Was wir jedoch wissen, ist, warum queere Menschen abgewiesen werden. Die Hilfsorganisation für Geflüchtete Passerell Asbl stößt in ihrer Praxis auf zwei Gründe. Ihre Direktorin Marion Dubois erklärt: „Die Behörden behaupten entweder, dass die Verfolgung von LGBTIQ+ Menschen in ihrem Land nicht so schlimm sei und nicht den Anforderungen der Genfer Konvention entspreche.“ Dies ist zum Beispiel der Fall, wenn ein Land ein Gesetz zur Entkriminalisierung von Homosexualität verabschiedet hat oder wenn es Mechanismen zur Verteidigung der Rechte von LGBTIQ+-Personen gibt, sei es durch Organisationen der Zivilgesellschaft oder durch die Polizei. „Oder sie denken, dass die Person nicht wirklich die ist, die sie vorgibt zu sein, dass sie zum Beispiel nicht wirklich homosexuell ist.“

Genau das ist Betty, der ersten unserer Protagonist:innen, passiert. Betty trägt metallisch pinkes, gelocktes Haar, zwei Nasenpiercings, lange Wimpern und perfektes, unsichtbares Make-up mit rosa Lidschatten und Lippenstift.

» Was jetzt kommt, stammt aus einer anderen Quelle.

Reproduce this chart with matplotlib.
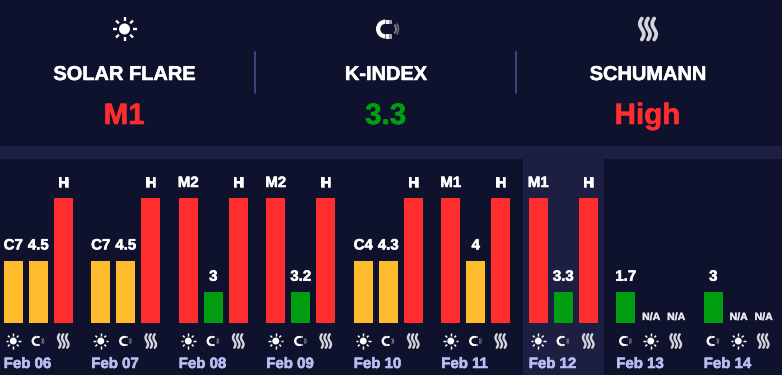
import numpy as np
import matplotlib
matplotlib.use("Agg")
import matplotlib.pyplot as plt
import matplotlib.patheffects as pe
from matplotlib.patches import Circle, Wedge, Rectangle, Arc

plt.rcParams['font.family'] = ['Liberation Sans', 'DejaVu Sans']
plt.rcParams['text.hinting'] = 'no_hinting'
plt.rcParams['text.hinting_factor'] = 1

BG = "#0e122d"
BAND = "#1c1f42"
RED = "#ff2d2d"
ORANGE = "#ffbb2c"
GREEN = "#009e10"
DATE_COL = "#b6bef4"

# summary row
head_titles = ["SOLAR FLARE", "K-INDEX", "SCHUMANN"]
head_values = ["M1", "3.3", "High"]
head_colors = [RED, GREEN, RED]
head_icons = ["sun", "magnet", "wave"]

# forecast
dates = ["Feb 06", "Feb 07", "Feb 08", "Feb 09", "Feb 10", "Feb 11", "Feb 12", "Feb 13", "Feb 14"]
flare_labels = ["C7", "C7", "M2", "M2", "C4", "M1", "M1", "N/A", "N/A"]
flare_levels = [2, 2, 4, 4, 2, 4, 4, 0, 0]
kp_labels = ["4.5", "4.5", "3", "3.2", "4.3", "4", "3.3", "1.7", "3"]
kp_levels = [2, 2, 1, 1, 2, 2, 1, 1, 1]
sch_labels = ["H", "H", "H", "H", "H", "H", "H", "N/A", "N/A"]
sch_levels = [4, 4, 4, 4, 4, 4, 4, 0, 0]
today = "Feb 12"
level_colors = {1: GREEN, 2: ORANGE, 4: RED}


def px(size):
    return size * 72 / 100


def heavy(col, w=0.4):
    # browser text is a bit heavier than agg's
    return [pe.withStroke(linewidth=w, foreground=col)]


def draw_sun(ax, x, y, s):
    ax.add_patch(Circle((x, y), 0.55 * s, color="white", lw=0, zorder=5))
    for a in np.arange(0, 360, 45):
        c, d = np.cos(np.radians(a)), np.sin(np.radians(a))
        ax.plot([x + 0.8 * s * c, x + 1.2 * s * c], [y + 0.8 * s * d, y + 1.2 * s * d],
                color="white", lw=s * 0.17, solid_capstyle="butt", zorder=5)


def draw_magnet(ax, x, y, s):
    ax.add_patch(Wedge((x, y), s, 90, 270, width=0.45 * s, color="white", lw=0, zorder=5))
    ax.add_patch(Rectangle((x, y - s), 0.35 * s, 0.45 * s, color="#f0f0f0", lw=0, zorder=5))
    ax.add_patch(Rectangle((x, y + 0.55 * s), 0.35 * s, 0.45 * s, color="#f0f0f0", lw=0, zorder=5))
    ax.add_patch(Rectangle((x + 0.35 * s, y - s), 0.35 * s, 0.45 * s, color="#a0a0aa", lw=0, zorder=5))
    ax.add_patch(Rectangle((x + 0.35 * s, y + 0.55 * s), 0.35 * s, 0.45 * s, color="#a0a0aa", lw=0, zorder=5))
    ax.add_patch(Arc((x + 0.75 * s, y), 0.7 * s, 1.0 * s, theta1=-70, theta2=70,
                     color="#8a8a96", lw=s * 0.13, zorder=5))
    ax.add_patch(Arc((x + 0.85 * s, y), 1.0 * s, 1.5 * s, theta1=-60, theta2=60,
                     color="#6c6c7a", lw=s * 0.13, zorder=5))


def draw_wave(ax, x, y, s):
    t = np.linspace(-1, 1, 60)
    for off in (-0.62, 0, 0.62):
        ax.plot(x + off * s + 0.2 * s * np.sin(t * np.pi), y + t * 1.05 * s,
                color="#d4d4da", lw=s * 0.27, solid_capstyle="round", zorder=5)


icon_fn = {"sun": draw_sun, "magnet": draw_magnet, "wave": draw_wave}

fig = plt.figure(figsize=(7.82, 3.75), dpi=100, facecolor=BG)
ax = fig.add_axes([0, 0, 1, 1])
ax.set_xlim(0, 782)
ax.set_ylim(375, 0)
ax.axis("off")

# band + today's column
ax.add_patch(Rectangle((0, 146), 782, 13, color=BAND, lw=0))
today_x = 3.75 + 87.5 * dates.index(today)
ax.add_patch(Rectangle((today_x - 6, 159), 81, 216, color=BAND, lw=0))

for x in [255, 516]:
    ax.plot([x, x], [52, 93], color="#4a5296", lw=1.1)

for x, title, val, col, ic in zip([124.5, 386, 648], head_titles, head_values, head_colors, head_icons):
    icon_fn[ic](ax, x - 0.5 if ic == "magnet" else x, 29, 9.5 if ic == "magnet" else 10)
    ax.text(x, 80, title, color="white", fontsize=px(20), fontweight="bold", ha="center", va="baseline",
            path_effects=heavy("white"))
    ax.text(x, 124, val, color=col, fontsize=px(29.5), fontweight="bold", ha="center", va="baseline",
            path_effects=heavy(col))

# bars live in their own axes, y is the level
ax_bars = fig.add_axes([0, (375 - 323) / 375, 1, 125 / 375])
ax_bars.set_xlim(0, 782)
ax_bars.set_ylim(0, 4)
ax_bars.axis("off")
ax_bars.patch.set_alpha(0)

bar_w = 19
for i, d in enumerate(dates):
    x0 = 3.75 + 87.5 * i
    items = [("sun", flare_labels[i], flare_levels[i]),
             ("magnet", kp_labels[i], kp_levels[i]),
             ("wave", sch_labels[i], sch_levels[i])]
    # days without a flare forecast lead with the k-index
    if flare_levels[i] == 0:
        items = [items[1], items[0], items[2]]
    for j, (ic, lab, lev) in enumerate(items):
        xb = x0 + 25 * j
        xc = xb + bar_w / 2
        if lev > 0:
            ax_bars.bar(xb, lev, width=bar_w, align="edge", color=level_colors[lev])
            ax_bars.annotate(lab, (xc, lev), xytext=(0, px(11)), textcoords="offset points",
                             color="white", fontsize=px(15), fontweight="bold",
                             ha="center", va="baseline", annotation_clip=False,
                             path_effects=heavy("white"))
        else:
            ax_bars.annotate(lab, (xc, 0), xytext=(0, px(3)), textcoords="offset points",
                             color="#e8e8ee", fontsize=px(10.5), fontweight="bold",
                             ha="center", va="baseline", annotation_clip=False,
                             path_effects=heavy("#e8e8ee", 0.25))
        sz = {"sun": 6.3, "magnet": 5.2, "wave": 6.4}[ic]
        icon_fn[ic](ax, xc - (1.5 if ic == "magnet" else 0), 341, sz)
    ax.text(x0, 368, d, color=DATE_COL, fontsize=px(15), fontweight="bold", ha="left", va="baseline",
            path_effects=heavy(DATE_COL))

fig.savefig("out.png", dpi=100, facecolor=BG)
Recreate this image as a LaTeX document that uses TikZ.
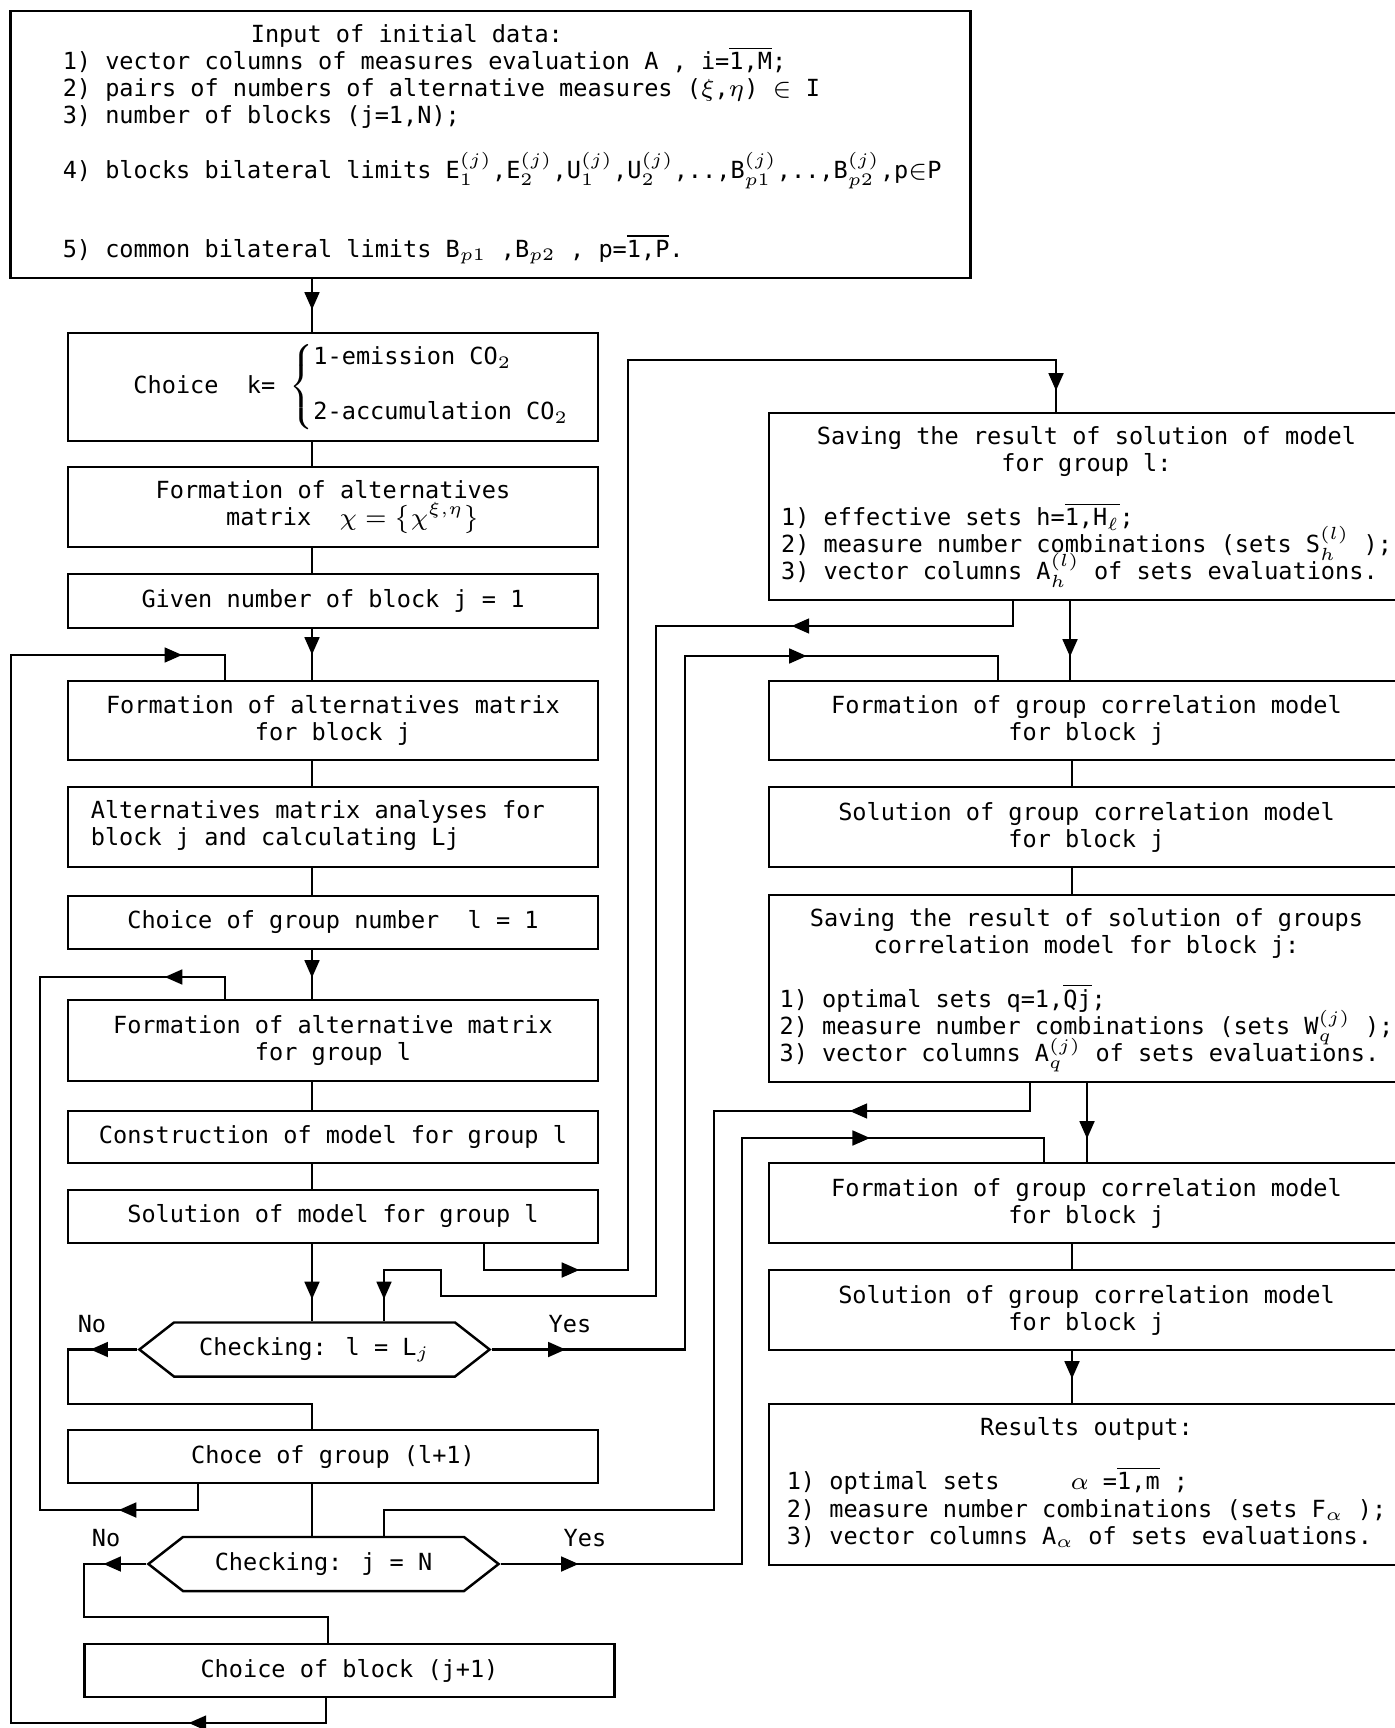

Sie denken, ich sei zu feminin, um lesbisch zu sein. Sie glauben mir nicht. Das ist so beleidigend. Während des Interviews fragten sie mich nach meiner ersten Erfahrung, meiner ersten Liebe. Aber sie sagten mir, dass ich es nicht romantisch klingen lassen würde. Warum sollte ich? Es ist über ein Jahrzehnt her; ich bin darüber hinweg. Sie fragten, ob ich in einer Beziehung sei. Ich war damals mit einem Mädchen zusammen und habe ihnen sogar ein Foto von uns gegeben, auf dem wir uns auf der Straße küssen – etwas, das ich in meinem Land nicht machen darf. Sie sagten, so ein Foto könne jeder machen, und es zeige nicht wirklich, ob es Liebe sei. Wie kann ich Liebe beweisen? Ich habe ihnen Bilder gezeigt, auf denen ich mit meinen Freund:innen auf der Pride zu sehen bin. Ich habe sie sogar gefragt, ob sie intime Bilder oder Videos von mir und einem Mädchen sehen wollen. Ich habe sie. Ich kann sie euch zeigen, sagte ich. Sie sagten, nein, das müssen Sie nicht. Und ich sagte, was soll ich euch dann noch zeigen? Es ist wirklich ermüdend.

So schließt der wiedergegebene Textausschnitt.